The rubber boom during the Korean War in the early 1950s made our merchants rich. When Tan Lark Sye, a rubber baron and chairman of the Singapore Hokkien Huay Kuan, the association of the largest Chinese dialect group, in January 1953 proposed the founding of a
Chinese university, there was widespread and spontaneous support. In May that year the Nanyang Company Limited was registered under the Companies Ordinance. The Hokkien Huay Kuan donated 500 acres of poor quality rubber land in Jurong, a rural area in the west of the island. The Chinese-speaking working class, trishaw riders, hawkers, taxi drivers and ordinary workers, contributed one day’s earnings.

In March 1956 Nanyang University was inaugurated with an enrolment of 584 students in three colleges teaching arts, science and commerce in Chinese. This meant more political problems because, without English, the graduates would be unemployable. We also knew it would be only a matter of time before the university, both staff and students, would be captured by the communists, just as the Chinese middle schools had been.

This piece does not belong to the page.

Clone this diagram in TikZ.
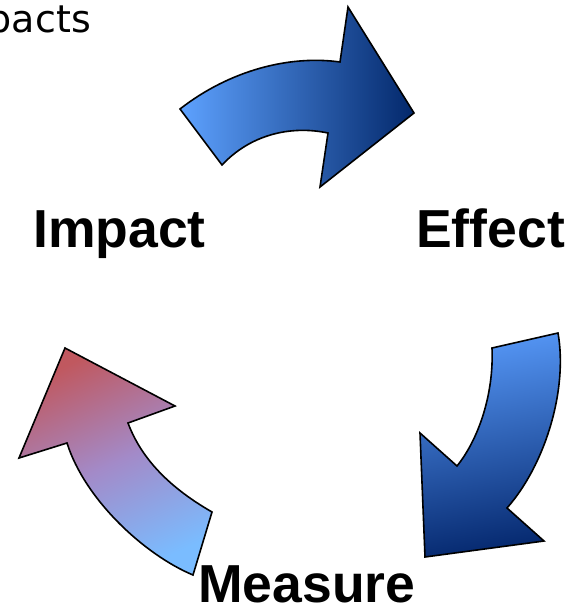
\documentclass[tikz,border=0pt]{standalone}
\usepackage{fontspec}
\setmainfont{Liberation Sans}
\newfontfamily\titlefont{DejaVu Sans}
\usepackage{tikz}

\definecolor{paleblue}{RGB}{94,162,255}
\definecolor{navyblue}{RGB}{3,40,107}
\definecolor{skyblue}{RGB}{85,150,245}
\definecolor{deepblue}{RGB}{5,40,110}
\definecolor{rosered}{RGB}{192,88,95}
\definecolor{lavender}{RGB}{163,138,200}
\definecolor{softblue}{RGB}{122,188,255}

\begin{document}
\begin{tikzpicture}[x=1pt,y=-1pt,
    bigarrow/.style={draw=black, line width=1.6pt, line join=miter},
    word/.style={inner sep=0pt, font=\fontsize{53.5}{60}\selectfont\bfseries}]
      \useasboundingbox (0,0) rectangle (575,607);

      % title, cut at the left edge
      \node[anchor=base east, inner sep=0pt, font=\titlefont\fontsize{38}{44}\selectfont]
                        (title) at (91,33) {pacts};

      % Impact -> Effect
      \shade[bigarrow, left color=paleblue, right color=navyblue]
            (180,109) .. controls (230,70) and (290,55) .. (340,62)
            -- (348,7) -- (414,113) -- (320,187) -- (328,133)
            .. controls (290,125) and (250,135) .. (222,165) -- cycle;

      % Effect -> Measure
      \shade[bigarrow, top color=skyblue, bottom color=deepblue, shading angle=10]
            (492,348) -- (558,333)
            .. controls (568,390) and (545,465) .. (507,508)
            -- (544,541) -- (425,557) -- (420,433) -- (457,466)
            .. controls (478,440) and (494,395) .. (492,348) -- cycle;

      % Measure -> Impact
      \shade[bigarrow, top color=rosered, bottom color=softblue, middle color=lavender,
             shading angle=25]
            (212,512) -- (193,575)
            .. controls (145,555) and (85,500) .. (67,443)
            -- (19,458) -- (65,348) -- (175,406) -- (128,423)
            .. controls (140,455) and (165,485) .. (212,512) -- cycle;

      % labels
      \node[word, anchor=base west] (impact)  at (33,247)  {Impact};
      \node[word, anchor=base west] (effect)  at (416,247) {Effect};
      \node[word, anchor=base west] (measure) at (198,602) {Measure};
\end{tikzpicture}
\end{document}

In his last months as chief minister, Lim Yew Hock had appointed a commission with Dr S.L. Prescott of the University of Western Australia as chairman. The commission presented us with a report recommending that the government should not recognise Nanyang University degrees because the standards were too low. This report immediately provoked a furore in the Chinese-speaking community, whose business leaders took it as a slight on their competence – richly deserved, because they had been directing and interfering in the work of the academics, which should have been left to a senate.

In particular, Tan Lark Sye, as chairman of the University Council, was very angry with us. To show his defiance, he appointed Dr Chuang Chu Lin, the pro-communist headmaster of Chung Cheng High School who had been dismissed from his post, to be vice-chancellor of the university, and to cock another snook at the government, he increased the student enrolment for that year. We knew this would give the MCP greater freedom to use the university as a breeding ground, but we were not then in a position to intervene without paying a high political price. I made a mental note to deal with Tan at a later date.

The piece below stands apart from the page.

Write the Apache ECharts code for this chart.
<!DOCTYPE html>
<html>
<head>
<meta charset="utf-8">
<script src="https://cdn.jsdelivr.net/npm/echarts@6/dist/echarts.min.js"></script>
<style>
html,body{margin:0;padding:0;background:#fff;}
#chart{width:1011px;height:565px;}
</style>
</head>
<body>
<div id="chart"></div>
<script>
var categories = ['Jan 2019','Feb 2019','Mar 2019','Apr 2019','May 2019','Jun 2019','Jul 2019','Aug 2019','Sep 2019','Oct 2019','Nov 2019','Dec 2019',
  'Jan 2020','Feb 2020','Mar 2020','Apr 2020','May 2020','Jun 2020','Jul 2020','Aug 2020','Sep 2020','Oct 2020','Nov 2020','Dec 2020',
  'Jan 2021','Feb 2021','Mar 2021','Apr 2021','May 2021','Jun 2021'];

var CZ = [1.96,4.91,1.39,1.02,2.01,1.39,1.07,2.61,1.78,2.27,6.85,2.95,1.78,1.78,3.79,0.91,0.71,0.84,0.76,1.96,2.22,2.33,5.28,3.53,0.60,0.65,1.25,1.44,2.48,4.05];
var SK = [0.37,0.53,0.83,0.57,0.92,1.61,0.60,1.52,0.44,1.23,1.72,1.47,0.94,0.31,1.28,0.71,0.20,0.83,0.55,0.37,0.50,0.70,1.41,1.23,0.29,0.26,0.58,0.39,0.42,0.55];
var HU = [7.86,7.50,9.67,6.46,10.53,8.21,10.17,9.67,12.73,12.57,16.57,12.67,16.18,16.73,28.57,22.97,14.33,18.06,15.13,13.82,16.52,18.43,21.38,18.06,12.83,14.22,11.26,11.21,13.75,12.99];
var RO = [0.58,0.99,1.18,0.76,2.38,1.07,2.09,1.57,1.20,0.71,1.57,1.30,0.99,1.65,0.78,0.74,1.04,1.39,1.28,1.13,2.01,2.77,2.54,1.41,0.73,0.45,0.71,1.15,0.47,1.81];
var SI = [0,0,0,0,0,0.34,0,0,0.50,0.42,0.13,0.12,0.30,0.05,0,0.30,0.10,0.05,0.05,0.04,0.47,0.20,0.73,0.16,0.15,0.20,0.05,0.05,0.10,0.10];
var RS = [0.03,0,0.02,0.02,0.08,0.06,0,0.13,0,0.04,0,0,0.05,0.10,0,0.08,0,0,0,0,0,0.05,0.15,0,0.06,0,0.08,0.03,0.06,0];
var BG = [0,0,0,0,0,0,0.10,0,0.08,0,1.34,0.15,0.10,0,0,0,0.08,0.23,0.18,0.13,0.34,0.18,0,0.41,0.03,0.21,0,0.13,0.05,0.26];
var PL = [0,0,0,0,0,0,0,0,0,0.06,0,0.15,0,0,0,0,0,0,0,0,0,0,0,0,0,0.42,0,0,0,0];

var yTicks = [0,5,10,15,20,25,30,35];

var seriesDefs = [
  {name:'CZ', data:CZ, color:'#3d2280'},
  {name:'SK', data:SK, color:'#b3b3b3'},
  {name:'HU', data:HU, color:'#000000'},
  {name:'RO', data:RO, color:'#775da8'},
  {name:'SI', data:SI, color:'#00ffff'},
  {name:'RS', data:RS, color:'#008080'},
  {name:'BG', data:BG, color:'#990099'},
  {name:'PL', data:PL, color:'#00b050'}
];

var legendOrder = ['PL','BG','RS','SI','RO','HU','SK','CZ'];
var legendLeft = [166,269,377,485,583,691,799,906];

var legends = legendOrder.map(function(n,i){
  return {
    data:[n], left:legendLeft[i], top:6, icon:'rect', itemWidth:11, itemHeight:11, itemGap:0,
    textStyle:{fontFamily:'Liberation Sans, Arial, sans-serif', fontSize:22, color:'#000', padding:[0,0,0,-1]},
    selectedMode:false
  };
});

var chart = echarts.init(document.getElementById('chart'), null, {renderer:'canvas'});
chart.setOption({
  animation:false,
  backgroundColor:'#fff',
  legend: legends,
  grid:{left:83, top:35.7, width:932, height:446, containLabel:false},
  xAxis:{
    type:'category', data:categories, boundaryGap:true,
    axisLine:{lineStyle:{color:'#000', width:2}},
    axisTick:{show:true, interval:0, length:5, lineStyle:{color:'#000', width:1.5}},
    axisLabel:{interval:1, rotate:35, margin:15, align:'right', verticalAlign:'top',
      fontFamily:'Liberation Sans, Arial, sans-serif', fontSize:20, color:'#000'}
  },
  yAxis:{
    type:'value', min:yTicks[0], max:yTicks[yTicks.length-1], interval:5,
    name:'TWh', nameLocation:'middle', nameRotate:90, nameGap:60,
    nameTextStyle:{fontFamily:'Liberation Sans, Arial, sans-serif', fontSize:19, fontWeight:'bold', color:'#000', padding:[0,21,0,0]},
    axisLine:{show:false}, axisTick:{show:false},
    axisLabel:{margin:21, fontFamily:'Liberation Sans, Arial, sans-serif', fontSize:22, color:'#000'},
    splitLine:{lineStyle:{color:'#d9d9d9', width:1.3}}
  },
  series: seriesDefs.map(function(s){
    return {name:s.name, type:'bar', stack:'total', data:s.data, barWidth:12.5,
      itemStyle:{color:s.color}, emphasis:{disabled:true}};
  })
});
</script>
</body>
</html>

It was my first lesson on the difference between formal constitutional power and the political strength needed to exercise it. Nyuk Lin had submitted a draft bill to the cabinet designed to strip Tan of his ability to meddle with the administration by giving the government the same authority over Nantah (Chinese abbreviation for Nanyang University) as it had over the University of Malaya in Singapore. We roared with laughter in cabinet at the simplicity of this solution. Nyuk Lin had come straight into office after 20 years in the insurance business, and although he proved to be an energetic minister, he had no idea what a hot potato he was handling. I would never forget Sunday, 30 March 1958, when the whole 14-mile route from Nantah down to Bukit Timah Road and the city was one long line of cars inching forward, all heading for the ceremonial opening of the university. I could feel the tremendous emotional commitment of our Chinese-speaking people to this project. Nyuk Lin’s proposed bill would have caused riots in the Chinese middle schools.

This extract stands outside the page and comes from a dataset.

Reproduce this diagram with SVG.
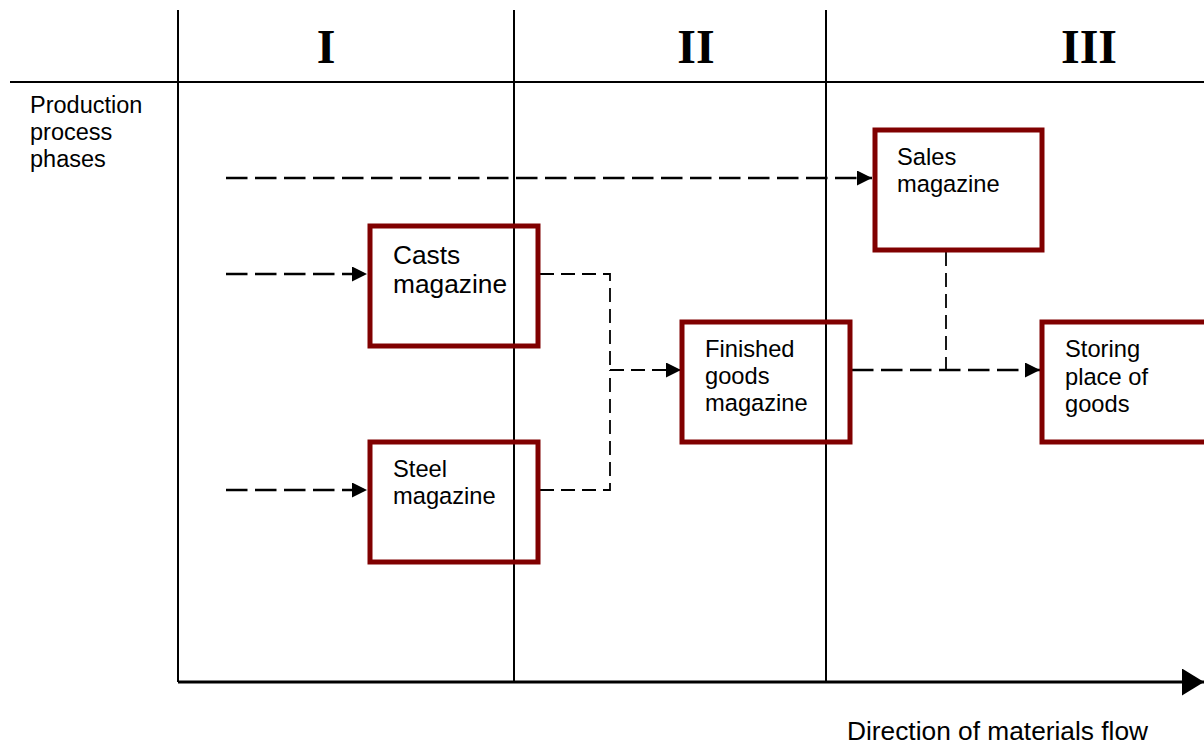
<svg xmlns="http://www.w3.org/2000/svg" width="1204" height="744" viewBox="0 0 1204 744">
<style>
.grid{stroke:#000;stroke-width:2;fill:none}
.box{fill:none;stroke:#800000;stroke-width:5}
.t{font-family:"Liberation Sans",Arial,sans-serif;fill:#000}
.rn{font-family:"Liberation Serif","Times New Roman",serif;font-weight:bold;font-size:48px;fill:#000;text-anchor:middle}
.dl{stroke:#000;stroke-width:2.5;fill:none;stroke-dasharray:21.5 7.5}
.ds{stroke:#000;stroke-width:1.8;fill:none;stroke-dasharray:14 7}
</style>
<defs>
<marker id="ah" markerUnits="userSpaceOnUse" markerWidth="16" markerHeight="16" refX="15" refY="7.5" orient="auto">
<path d="M0,0 L15,7.5 L0,15 Z" fill="#000"/>
</marker>
<marker id="big" markerUnits="userSpaceOnUse" markerWidth="24" markerHeight="28" refX="22" refY="13.5" orient="auto">
<path d="M0,0 L22,13.5 L0,27 Z" fill="#000"/>
</marker>
</defs>
<g id="grid">
<line class="grid" x1="10" y1="82" x2="1204" y2="82"/>
<line class="grid" x1="178" y1="10" x2="178" y2="682"/>
<line class="grid" x1="514" y1="10" x2="514" y2="682"/>
<line class="grid" x1="826" y1="10" x2="826" y2="682"/>
<line x1="178" y1="682" x2="1204" y2="682" stroke="#000" stroke-width="3" marker-end="url(#big)"/>
<text class="rn" x="326" y="63">I</text>
<text class="rn" x="696" y="63">II</text>
<text class="rn" x="1089" y="63">III</text>
<text class="t" font-size="23.5"><tspan x="30" y="113">Production</tspan><tspan x="30" y="140">process</tspan><tspan x="30" y="167">phases</tspan></text>
<text class="t" font-size="26.3" x="847" y="740">Direction of materials flow</text>
</g>
<g id="connectors">
<line class="dl" x1="226" y1="178" x2="872" y2="178" marker-end="url(#ah)"/>
<line class="dl" x1="226" y1="274" x2="367" y2="274" marker-end="url(#ah)"/>
<line class="dl" x1="226" y1="490" x2="367" y2="490" marker-end="url(#ah)"/>
<path class="ds" d="M540,274 H610 V370"/>
<path class="ds" d="M540,490 H610 V370"/>
<line class="ds" x1="610" y1="370" x2="681" y2="370" marker-end="url(#ah)"/>
<line class="dl" x1="852" y1="370" x2="1040" y2="370" marker-end="url(#ah)"/>
<line class="ds" x1="946" y1="252" x2="946" y2="370"/>
</g>
<g id="casts">
<rect class="box" x="370" y="226" width="168" height="120"/>
<text class="t" font-size="26.3"><tspan x="393" y="264">Casts</tspan><tspan x="393" y="293">magazine</tspan></text>
</g>
<g id="steel">
<rect class="box" x="370" y="442" width="168" height="120"/>
<text class="t" font-size="23.7"><tspan x="393" y="477">Steel</tspan><tspan x="393" y="504">magazine</tspan></text>
</g>
<g id="finished">
<rect class="box" x="682" y="322" width="168" height="120"/>
<text class="t" font-size="23.7"><tspan x="705" y="357">Finished</tspan><tspan x="705" y="384">goods</tspan><tspan x="705" y="411">magazine</tspan></text>
</g>
<g id="sales">
<rect class="box" x="875" y="130" width="167" height="120"/>
<text class="t" font-size="23.7"><tspan x="897" y="165">Sales</tspan><tspan x="897" y="192">magazine</tspan></text>
</g>
<g id="storing">
<rect class="box" x="1042" y="322" width="168" height="120"/>
<text class="t" font-size="23.7"><tspan x="1065" y="357">Storing</tspan><tspan x="1065" y="385">place of</tspan><tspan x="1065" y="412">goods</tspan></text>
</g>
</svg>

So we shelved the problem, and it was not until the late 1960s, after we had separated from Malaysia, that we had the political strength to impose administrative discipline on the university’s financial accounting, staff appointments and student conduct. To reduce the tension in the interim and buy some time, we appointed a second committee of local academics to review the Prescott report, only to find in February 1960 that they came to the same conclusions. But it would have been politically unacceptable to allow the first batch of Nantah graduates to be without hope of government recognition and employment. We discussed this carefully in cabinet and decided that we had to give a few of them a chance to enter the public service, but at a lower level than University of Malaya graduates.

I drove down the then winding Jurong Road to Nantah in October 1959 to speak to its one thousand students. The first batch of 400 wanted jobs, and I said the government would absorb 70 graduates – 50 for the education service, 20 in other departments. The performance of these 70 would determine the future of those that followed. “If the first batch proves your worth as able and disciplined workers, prepared to compete on par with the English-educated and make your contribution to society, then you will get your worth recognised.” We also gave suitable candidates scholarships for postgraduate study in universities abroad, particularly in science and engineering. We believed this would mollify the brighter ones and test their real worth. They were pacified, but only for the time being. The communists continued to burrow away with unremitting energy and they were winning recruits every day.

A 1951 Special Branch poster offering reward for information on Fang Chuang Pi, the “Plen”, then in the communist underground.

While our mass support from the Chinese-educated was threatened by the communists, our meagre support from the English-educated white-collar workers was at an all-time low. As I had feared, the running-in process caused more gears to crash. I had put Chin Chye in charge of the Singapore Polytechnic, as he was particularly interested in technical education. That, however, proved two-edged. On finding its courses irrelevant to our anticipated needs, he denounced the board of governors and the principal; and when he summarily dismissed the governors, the principal resigned. This provoked bewilderment and fear, because the staff had no security of tenure, and the teachers, most of them white expatriates, started to look for jobs elsewhere. So did the staff of the Singapore Improvement Trust, the housing authority under the former government, where Ong Eng Guan behaved in his usual autocratic way. Ong continually harassed and tormented white officers. He had told Keng Swee how to “do in” expatriates who held high positions in the City Council, which was still under his control as minister for national development. From above, they would meet resistance from his own trusted lieutenants, while from below he would instigate the clerks and other subordinates to make life difficult for them. Sooner or later, they would capitulate and leave without compensation.